The closure of the Strait of Hormuz represents the largest energy supply shock in modern history, with Asia Pacific most impacted. This is not just a price shock, but a structural supply disruption that is unlikely to resolve quickly. Its impacts are already propagating through energy and financial markets, trade flows and value chains.
Asia Pacific is uniquely exposed. For businesses operating in the region, this is translating into supply chain disruption, increased cost, margin compression and shifting competitive dynamics. How long these factors will remain is highly uncertain but it is clear that this crisis requires shifts in operating decisions now and longer-term strategic recalibration.
In response to this, key sector-specific insights and strategic considerations have been developed to support organisations to chart a confident course to what’s next while navigating this immediate disruption.
Asia Pacific’s supply of energy imports from the Middle East1
Oil transiting the Straits of Hormuz destined for Asia2
Project growth in 20263
The current global energy crisis is a flashpoint for pressures that have been building for several years: geopolitical volatility, concentrated supply chains and an accelerating, but uneven, energy transition.
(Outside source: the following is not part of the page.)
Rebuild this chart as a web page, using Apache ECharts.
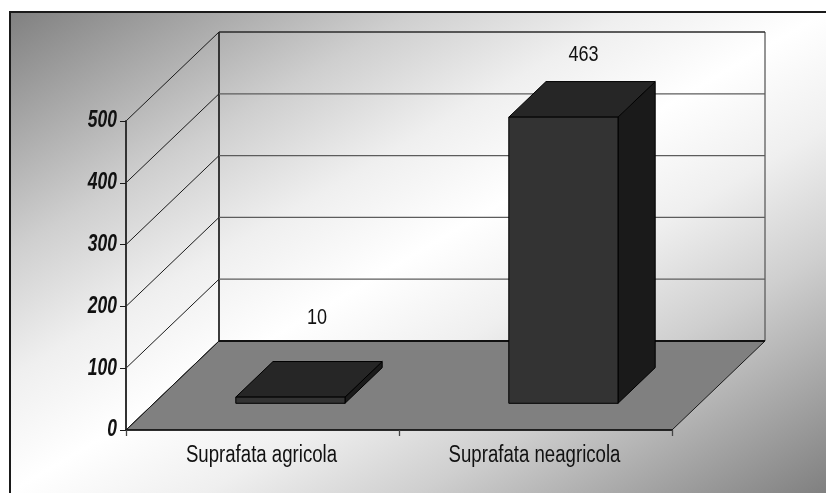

Together, these forces are reshaping the fundamentals of energy security and global trade.
For businesses and governments, this crisis should be viewed not as a temporary disruption to be absorbed, but as another signal that our energy systems need to be transformed. Strategic choices made now will shape resilience, competitiveness and growth for years to come.
Our sector insights examine how this crisis is reframing risk, resilience and opportunity across critical industries, outlines practical considerations and poses questions boards and executives could be asking themselves as they navigate uncertainty.
"For Asia Pacific, this is no longer an external shock to absorb, but a structural vulnerability that directly affects operating resilience, cost competitiveness and growth. The current crisis is not just about oil or immediate disruption. It exposes deeper global dependencies. This gives new impetus to the drive for strategies which strengthen resilience – to market, geopolitical and transition risks."
Will Symons, Asia Pacific Sustainability Leader
In responding to this crisis, businesses and governments have an opportunity to make strategic choices that manage disruption and build enduring advantage in a more volatile, contested and carbon‑constrained world.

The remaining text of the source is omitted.